_What is required_
Begin with the first line of the material and copy each line word for word through the line that contains "const chartData = categories.map((name, i)"; the pictures are left out.

_Collected data_
'''

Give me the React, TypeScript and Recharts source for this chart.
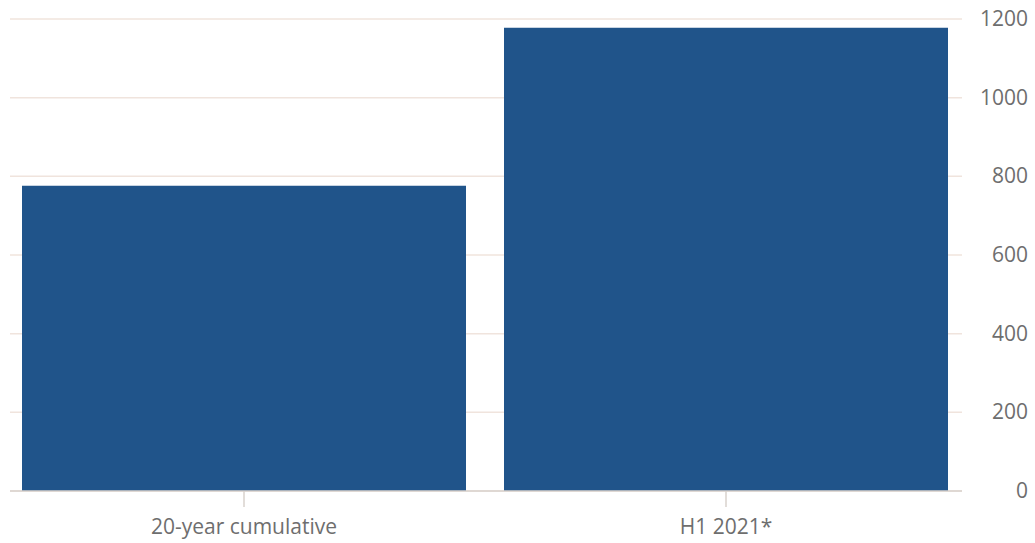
import { BarChart, Bar, XAxis, YAxis, CartesianGrid } from 'recharts'

const categories = ['20-year cumulative', 'H1 2021*']
const values = [776, 1178]
const yTicks = [0, 200, 400, 600, 800, 1000, 1200]

const chartData = categories.map((name, i) => ({ name, value: values[i] }))

const FONT = '"Open Sans", "Noto Sans", sans-serif'

// right-aligned value labels on the right side
const YTick = ({ y, payload }: any) => (
  <text
    x={1028}
    y={y}
    dy={7}
    textAnchor="end"
    fill="#6e6e6e"
    fontSize={21}
    fontFamily={FONT}
  >
    {payload.value}
  </text>
)

export default function App() {
  return (
    <div style={{ position: 'absolute', left: 0, top: 0, width: 1035, height: 543, background: '#fff' }}>
      <BarChart
        width={1035}
        height={543}
        data={chartData}
        margin={{ top: 19, right: 0, bottom: 0, left: 10 }}
        barCategoryGap={19}
      >
        <CartesianGrid vertical={false} stroke="#f0e4dd" strokeWidth={1.5} />
        <XAxis
          dataKey="name"
          height={52}
          padding={{ left: -7, right: -5 }}
          axisLine={{ stroke: '#d9d2cc', strokeWidth: 1.5 }}
          tickLine={{ stroke: '#d9d2cc', strokeWidth: 1.5 }}
          tickSize={16}
          tickMargin={12}
          tick={{ fill: '#6e6e6e', fontSize: 21, fontFamily: FONT }}
        />
        <YAxis
          orientation="right"
          width={73}
          domain={[0, 1200]}
          ticks={yTicks}
          axisLine={false}
          tickLine={false}
          tick={<YTick />}
        />
        <Bar dataKey="value" fill="#20548a" isAnimationActive={false} />
      </BarChart>
    </div>
  )
}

'''

_Task solution_
Give me the React, TypeScript and Recharts source for this chart.
import { BarChart, Bar, XAxis, YAxis, CartesianGrid } from 'recharts'

const categories = ['20-year cumulative', 'H1 2021*']
const values = [776, 1178]
const yTicks = [0, 200, 400, 600, 800, 1000, 1200]

const chartData = categories.map((name, i) => ({ name, value: values[i] }))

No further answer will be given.